Afterwards, Paul leaves Athens for Corinth, about forty-five miles northeast. Most scholars think this occurred during the summer of 50 CE. Almost immediately, he meets Aquila and his wife Priscilla, who were expelled out of Rome the previous year. It is quite probable that they were already Christians. And once the three figure out that they have a spiritual connection, they also discover that they share a business interest. They are both tentmakers. Yet every Sabbath, Paul “reasoned in the synagogues trying to persuade Jews and Greeks.” As a result of this, he was becoming a little better known. He was devoting a little more time to his preaching work. And of course, as soon as that happened, the Jews started opposing him. It got to the point where they started becoming abusive. This was not casual opposition. This is the point at which he announced that he would go to the Gentiles. That’s tantamount to saying, “I was supposed to preach to the Jews first, and I have. But since you have rejected the message, you will now be rejected.”
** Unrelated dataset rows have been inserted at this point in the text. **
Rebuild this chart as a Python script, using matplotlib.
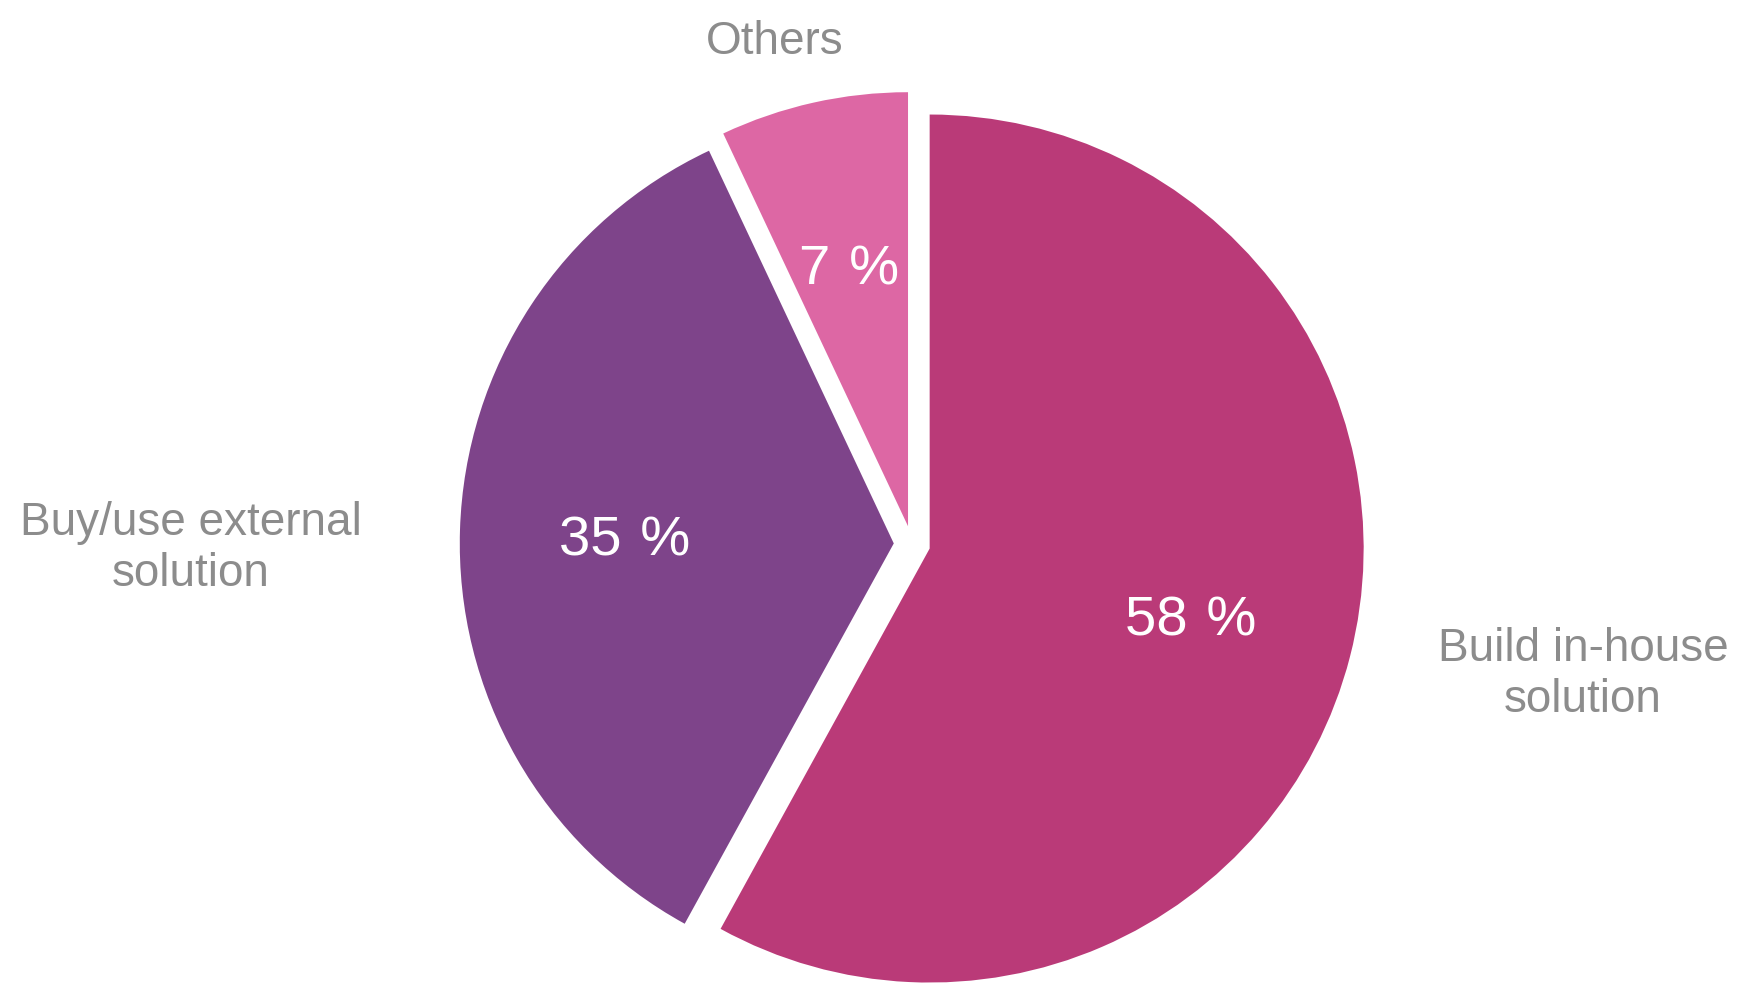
import matplotlib
matplotlib.use("Agg")
import matplotlib.pyplot as plt

# ---- data ----
categories = ["Build in-house\nsolution", "Buy/use external\nsolution", "Others"]
shares = [58, 35, 7]
colors = ["#BA3A78", "#7E448A", "#DD67A4"]

plt.rcParams['font.family'] = ['Liberation Sans', 'DejaVu Sans']

W, H = 1748, 996
fig = plt.figure(figsize=(W / 100, H / 100), dpi=100)
ax = fig.add_axes([0, 0, 1, 1])

wedges, texts, autotexts = ax.pie(
    shares,
    labels=categories,
    colors=colors,
    startangle=90,
    counterclock=False,
    explode=[0.042] * len(shares),
    autopct=lambda p: f"{round(p):d}\u2004%",
    pctdistance=0.62,
    wedgeprops=dict(linewidth=0),
    textprops=dict(fontsize=33, color="#8C8C8C"),
)
for t in autotexts:
    t.set_color("white")
    t.set_fontsize(40.5)
    x, y = t.get_position()
    t.set_position((x, y - 0.015))

# label placement (layout, in pie-radius units)
label_xy = [(1.546, -0.300), (-1.661, -0.010), (-0.316, 1.156)]
for t, (x, y) in zip(texts, label_xy):
    t.set_position((x, y))
    t.set_ha("center")
    t.set_va("center")
    t.set_multialignment("center")

# map pie centre to pixel (912, 544), radius 434 px
cx, cy, R = 912, 544, 434
ax.set_aspect("auto")
ax.set_xlim(-cx / R, (W - cx) / R)
ax.set_ylim(-(H - cy) / R, cy / R)
ax.axis("off")

fig.savefig("out.png", dpi=100, facecolor="white")
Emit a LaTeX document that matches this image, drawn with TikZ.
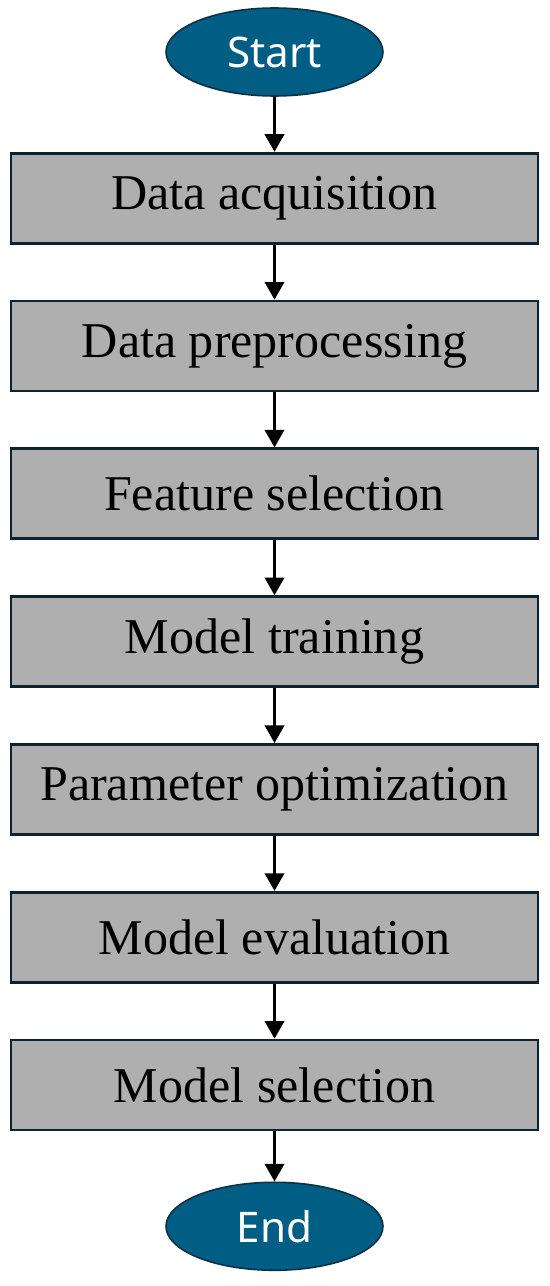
\documentclass[tikz,border=0pt]{standalone}
\usepackage{fontspec}
\setmainfont{Liberation Serif}
\newfontfamily\termfont{Noto Sans}
\usepackage{xcolor}
\usepackage{tikz}
\usetikzlibrary{shapes.geometric, arrows.meta, positioning}

\definecolor{termblue}{RGB}{0,94,133}
\definecolor{termedge}{RGB}{12,48,68}
\definecolor{boxgray}{RGB}{175,175,175}
\definecolor{boxedge}{RGB}{14,34,48}

\begin{document}
\begin{tikzpicture}[
    node distance=1.1cm,
    terminal/.style={ellipse, draw=termedge, fill=termblue, line width=0.9pt,
        minimum width=4.34cm, minimum height=1.76cm, inner sep=0pt,
        text=white, font=\termfont\fontsize{24}{28}\selectfont},
    stepbox/.style={rectangle, draw=boxedge, fill=boxgray, line width=1.6pt,
        minimum width=10.54cm, minimum height=1.8cm, inner sep=0pt,
        text=black, font=\fontsize{28.5}{34}\selectfont},
    arrow/.style={-{Triangle[length=10pt, width=11pt]}, line width=1.5pt, color=black},
]

\useasboundingbox (0,0) rectangle (11,-25.72);

% --- Start ---
\node[terminal] (start) at (5.49,-1.04) {Start};

% --- Steps ---
\node[stepbox, below=of start] (acq) {Data acquisition};
\node[stepbox, below=of acq] (prep) {Data preprocessing};
\node[stepbox, below=of prep] (feat) {Feature selection};
\node[stepbox, below=of feat] (train) {Model training};
\node[stepbox, below=of train] (param) {Parameter optimization};
\node[stepbox, below=of param] (eval) {Model evaluation};
\node[stepbox, below=of eval] (select) {Model selection};

% --- End ---
\node[terminal, below=1.0cm of select] (end) {End};

% --- Arrows ---
\draw[arrow] (start) -- (acq);
\draw[arrow] (acq) -- (prep);
\draw[arrow] (prep) -- (feat);
\draw[arrow] (feat) -- (train);
\draw[arrow] (train) -- (param);
\draw[arrow] (param) -- (eval);
\draw[arrow] (eval) -- (select);
\draw[arrow] (select) -- (end);

\end{tikzpicture}
\end{document}
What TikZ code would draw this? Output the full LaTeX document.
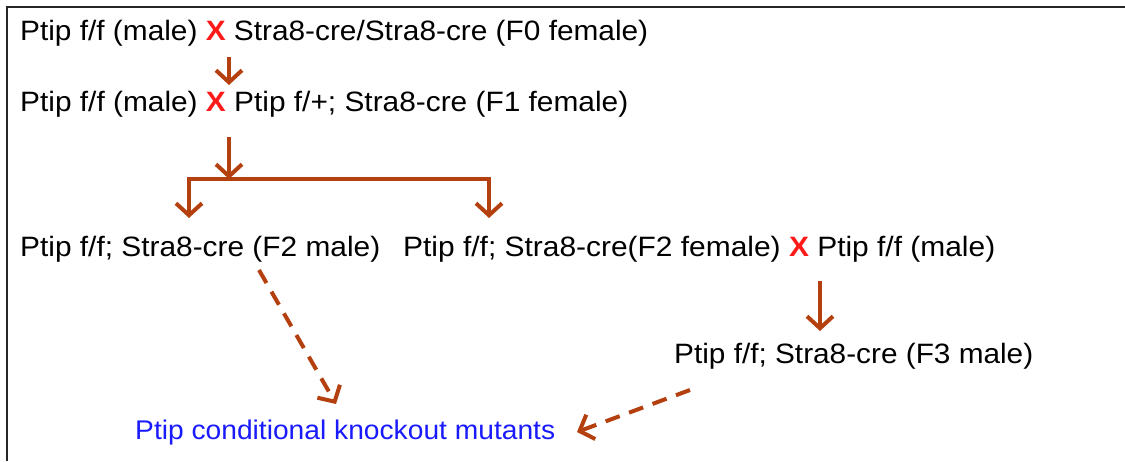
\documentclass[tikz,border=0pt]{standalone}
\usepackage{fontspec}
\setmainfont{Liberation Sans}
\usetikzlibrary{arrows.meta}
\definecolor{rust}{HTML}{B5400F}
\definecolor{xred}{HTML}{FF1A1A}
\definecolor{kblue}{HTML}{1A1AFF}
\newcommand{\crossmark}{\textcolor{xred}{\textbf{X}}}
\newcommand{\fitw}[2]{\resizebox{#1}{\height}{#2}}
\tikzset{
  lbl/.style={anchor=base west, inner sep=0pt, font=\fontsize{28}{32}\selectfont},
  flow/.style={draw=rust, line width=4pt, -{Straight Barb[length=12pt,width=26pt,line width=4pt]}},
  plain/.style={draw=rust, line width=3.6pt},
  dflow/.style={flow, dash pattern=on 15pt off 10pt}
}
\begin{document}
\begin{tikzpicture}[x=1pt,y=-1pt]
\useasboundingbox (0,0) rectangle (1125,461);
\draw[line width=2.5pt, black!85] (7,461) -- (7,7) -- (1125,7);
\node[lbl] (l1) at (20,40) {\fitw{628pt}{Ptip f/f (male) \crossmark{} Stra8-cre/Stra8-cre (F0 female)}};
\node[lbl] (l2) at (20,111) {\fitw{608pt}{Ptip f/f (male) \crossmark{} Ptip f/+; Stra8-cre (F1 female)}};
\node[lbl] (m2) at (20,256) {\fitw{360pt}{Ptip f/f; Stra8-cre (F2 male)}};
\node[lbl] (f2) at (403,256) {\fitw{592pt}{Ptip f/f; Stra8-cre(F2 female) \crossmark{} Ptip f/f (male)}};
\node[lbl] (m3) at (674,363) {\fitw{359pt}{Ptip f/f; Stra8-cre (F3 male)}};
\node[lbl, text=kblue, font=\fontsize{27}{30}\selectfont] (ko) at (135,439) {\fitw{420pt}{Ptip conditional knockout mutants}};
\coordinate (a1s) at (229,57);
\coordinate (a1e) at (229,85);
\coordinate (a2s) at (229,137);
\coordinate (jn) at (229,179);
\coordinate (lj) at (189,179);
\coordinate (rj) at (489,179);
\coordinate (le) at (189,218);
\coordinate (re) at (489,218);
\coordinate (a3s) at (820,281);
\coordinate (a3e) at (820,331);
\coordinate (d1s) at (259,270);
\coordinate (d1e) at (336,404);
\coordinate (d2s) at (690,390);
\coordinate (d2e) at (577,432);
\draw[flow] (a1s) -- (a1e);
\draw[flow] (a2s) -- (jn);
\draw[plain, line cap=rect] (lj) -- (rj);
\draw[flow] (lj) -- (le);
\draw[flow] (rj) -- (re);
\draw[flow] (a3s) -- (a3e);
\draw[dflow] (d1s) -- (d1e);
\draw[dflow] (d2s) -- (d2e);
\end{tikzpicture}
\end{document}
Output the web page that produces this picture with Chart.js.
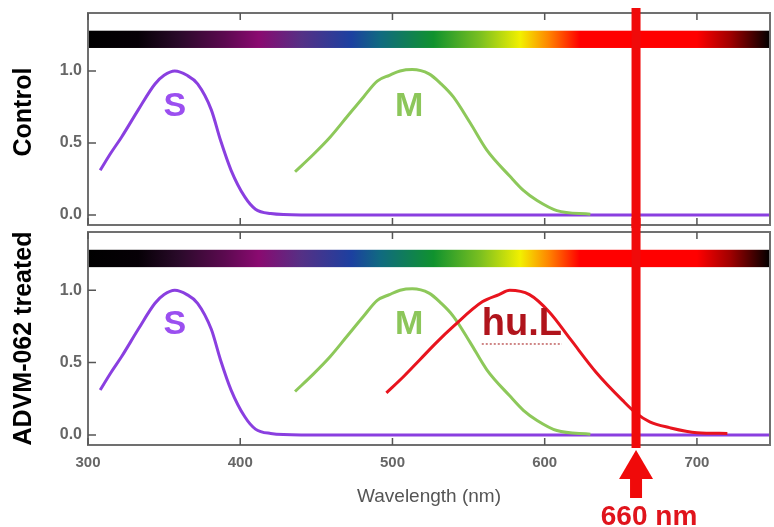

So, he leaves the synagogue and goes next door to the home of Titius Justus, who is a worshiper of God. There, Paul has great success. He stays in Corinth for a year and a half, teaching them the word of God. This is longer than he’s stayed anywhere else to date.

Now, sometime during that 18-month period, there was an encounter with Gallio, the proconsul of that region. The year is 51-2 CE. The charge was again that Paul was persuading the people to worship God in ways contrary to the law. Gallio didn’t buy into it, and dismissed that case on religious matters – virtually saying, “Settle it yourselves!”

Paul stays in Corinth for some time. Finally, he goes on his way to Ephesus, another major port city. And what is the first thing Paul does when he gets there? He goes into the synagogue and reasons with the Jews, despite having said that he was done with the Jews. According to Acts, he journeys through Caesarea before making his way back to Antioch.